• _The input_
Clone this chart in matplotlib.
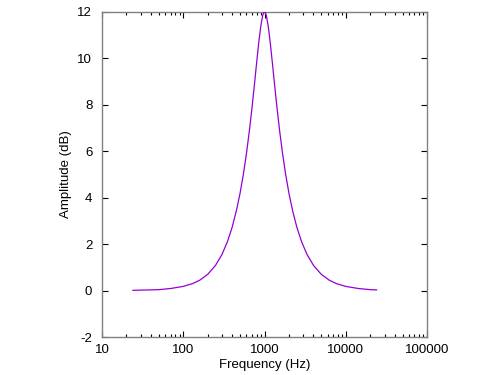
import matplotlib
matplotlib.use("Agg")
import matplotlib.pyplot as plt
from matplotlib.ticker import LogLocator, FixedLocator, FixedFormatter, NullFormatter

plt.rcParams['font.family'] = ['Liberation Sans', 'DejaVu Sans']

freq_hz = [24, 30, 40, 50, 70, 100, 130, 160, 200, 250, 300, 350, 400, 450, 500,
           550, 600, 650, 700, 750, 800, 850, 900, 950, 975, 1000, 1026,
           1053, 1111, 1176, 1250, 1333, 1429, 1538, 1667, 1818, 2000, 2222,
           2500, 2857, 3333, 4000, 5000, 6250, 7692, 10000, 14286, 20000, 24000]
amp_db = [0.01, 0.02, 0.03, 0.04, 0.09, 0.18, 0.30, 0.45, 0.70, 1.09, 1.56, 2.11,
          2.73, 3.43, 4.19, 5.02, 5.91, 6.86, 7.84, 8.84, 9.81, 10.69, 11.39, 11.85,
          11.96, 12.0, 11.96,
          11.85, 11.39, 10.69, 9.81, 8.84, 7.84, 6.86, 5.91, 5.02, 4.19, 3.43,
          2.73, 2.11, 1.56, 1.09, 0.70, 0.45, 0.30, 0.18, 0.09, 0.04, 0.03]

x_ticks = [10, 100, 1000, 10000, 100000]
x_tick_labels = ["10", "100", "1000", "10000", "100000"]
y_ticks = [-2, 0, 2, 4, 6, 8, 10, 12]
y_tick_labels = ["-2", "0", "2", "4", "6", "8", "10", "12"]

fig = plt.figure(figsize=(5, 3.75), dpi=100)
ax = fig.add_axes([0.204, 0.1013, 0.650, 0.8667])

ax.plot(freq_hz, amp_db, color="#9400d3", linewidth=0.9, zorder=3)

ax.set_xscale("log")
ax.set_xlim(10, 100000)
ax.set_ylim(-2, 12)

ax.xaxis.set_major_locator(FixedLocator(x_ticks))
ax.xaxis.set_major_formatter(FixedFormatter(x_tick_labels))
ax.xaxis.set_minor_locator(LogLocator(base=10, subs=range(2, 10)))
ax.xaxis.set_minor_formatter(NullFormatter())
ax.yaxis.set_major_locator(FixedLocator(y_ticks))
ax.yaxis.set_major_formatter(FixedFormatter(y_tick_labels))

ax.tick_params(which="both", direction="in", top=True, right=True, color="black",
               labelsize=9.5, labelcolor="black")
ax.tick_params(which="major", length=4.5, width=0.8, pad=5)
ax.tick_params(which="minor", length=2.5, width=0.8)
ax.tick_params(axis="y", which="major", pad=7)

for s in ax.spines.values():
    s.set_color("#808080")
    s.set_linewidth(1.0)

ax.set_xlabel("Frequency (Hz)", fontsize=9.5, labelpad=2)
ax.set_ylabel("Amplitude (dB)", fontsize=9.5, labelpad=4)

fig.savefig("out.png", dpi=100)
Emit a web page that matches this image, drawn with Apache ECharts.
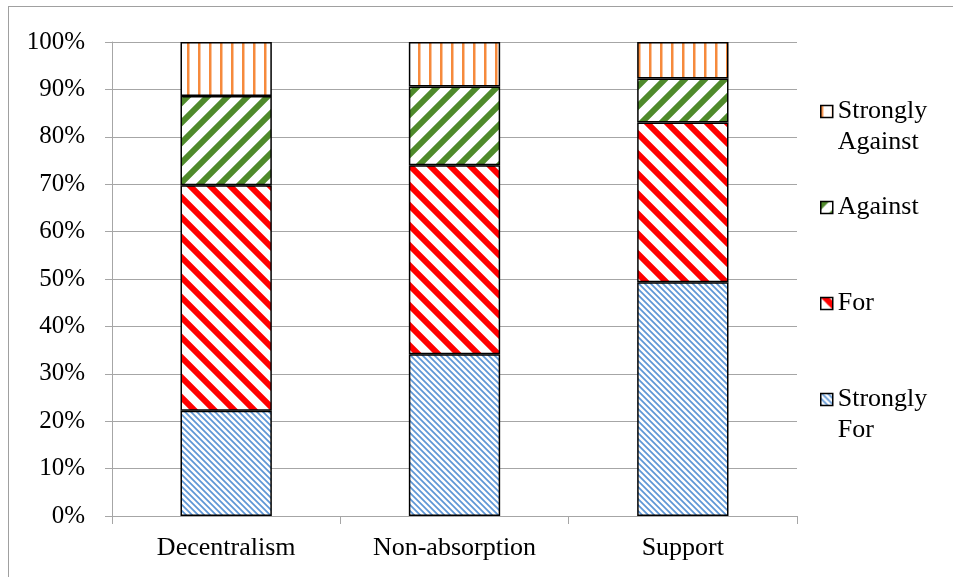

• _Exercise requirements_
Copy the records word for word, leaving no picture in the copy.

• _Exercise output_
Clone this chart in matplotlib.
import matplotlib
matplotlib.use("Agg")
import matplotlib.pyplot as plt
from matplotlib.ticker import LogLocator, FixedLocator, FixedFormatter, NullFormatter

plt.rcParams['font.family'] = ['Liberation Sans', 'DejaVu Sans']

freq_hz = [24, 30, 40, 50, 70, 100, 130, 160, 200, 250, 300, 350, 400, 450, 500,
           550, 600, 650, 700, 750, 800, 850, 900, 950, 975, 1000, 1026,
           1053, 1111, 1176, 1250, 1333, 1429, 1538, 1667, 1818, 2000, 2222,
           2500, 2857, 3333, 4000, 5000, 6250, 7692, 10000, 14286, 20000, 24000]
amp_db = [0.01, 0.02, 0.03, 0.04, 0.09, 0.18, 0.30, 0.45, 0.70, 1.09, 1.56, 2.11,
          2.73, 3.43, 4.19, 5.02, 5.91, 6.86, 7.84, 8.84, 9.81, 10.69, 11.39, 11.85,
          11.96, 12.0, 11.96,
          11.85, 11.39, 10.69, 9.81, 8.84, 7.84, 6.86, 5.91, 5.02, 4.19, 3.43,
          2.73, 2.11, 1.56, 1.09, 0.70, 0.45, 0.30, 0.18, 0.09, 0.04, 0.03]

x_ticks = [10, 100, 1000, 10000, 100000]
x_tick_labels = ["10", "100", "1000", "10000", "100000"]
y_ticks = [-2, 0, 2, 4, 6, 8, 10, 12]
y_tick_labels = ["-2", "0", "2", "4", "6", "8", "10", "12"]

fig = plt.figure(figsize=(5, 3.75), dpi=100)
ax = fig.add_axes([0.204, 0.1013, 0.650, 0.8667])

ax.plot(freq_hz, amp_db, color="#9400d3", linewidth=0.9, zorder=3)

ax.set_xscale("log")
ax.set_xlim(10, 100000)
ax.set_ylim(-2, 12)

ax.xaxis.set_major_locator(FixedLocator(x_ticks))
ax.xaxis.set_major_formatter(FixedFormatter(x_tick_labels))
ax.xaxis.set_minor_locator(LogLocator(base=10, subs=range(2, 10)))
ax.xaxis.set_minor_formatter(NullFormatter())
ax.yaxis.set_major_locator(FixedLocator(y_ticks))
ax.yaxis.set_major_formatter(FixedFormatter(y_tick_labels))

ax.tick_params(which="both", direction="in", top=True, right=True, color="black",
               labelsize=9.5, labelcolor="black")
ax.tick_params(which="major", length=4.5, width=0.8, pad=5)
ax.tick_params(which="minor", length=2.5, width=0.8)
ax.tick_params(axis="y", which="major", pad=7)

for s in ax.spines.values():
    s.set_color("#808080")
    s.set_linewidth(1.0)

ax.set_xlabel("Frequency (Hz)", fontsize=9.5, labelpad=2)
ax.set_ylabel("Amplitude (dB)", fontsize=9.5, labelpad=4)

fig.savefig("out.png", dpi=100)
Emit a web page that matches this image, drawn with Apache ECharts.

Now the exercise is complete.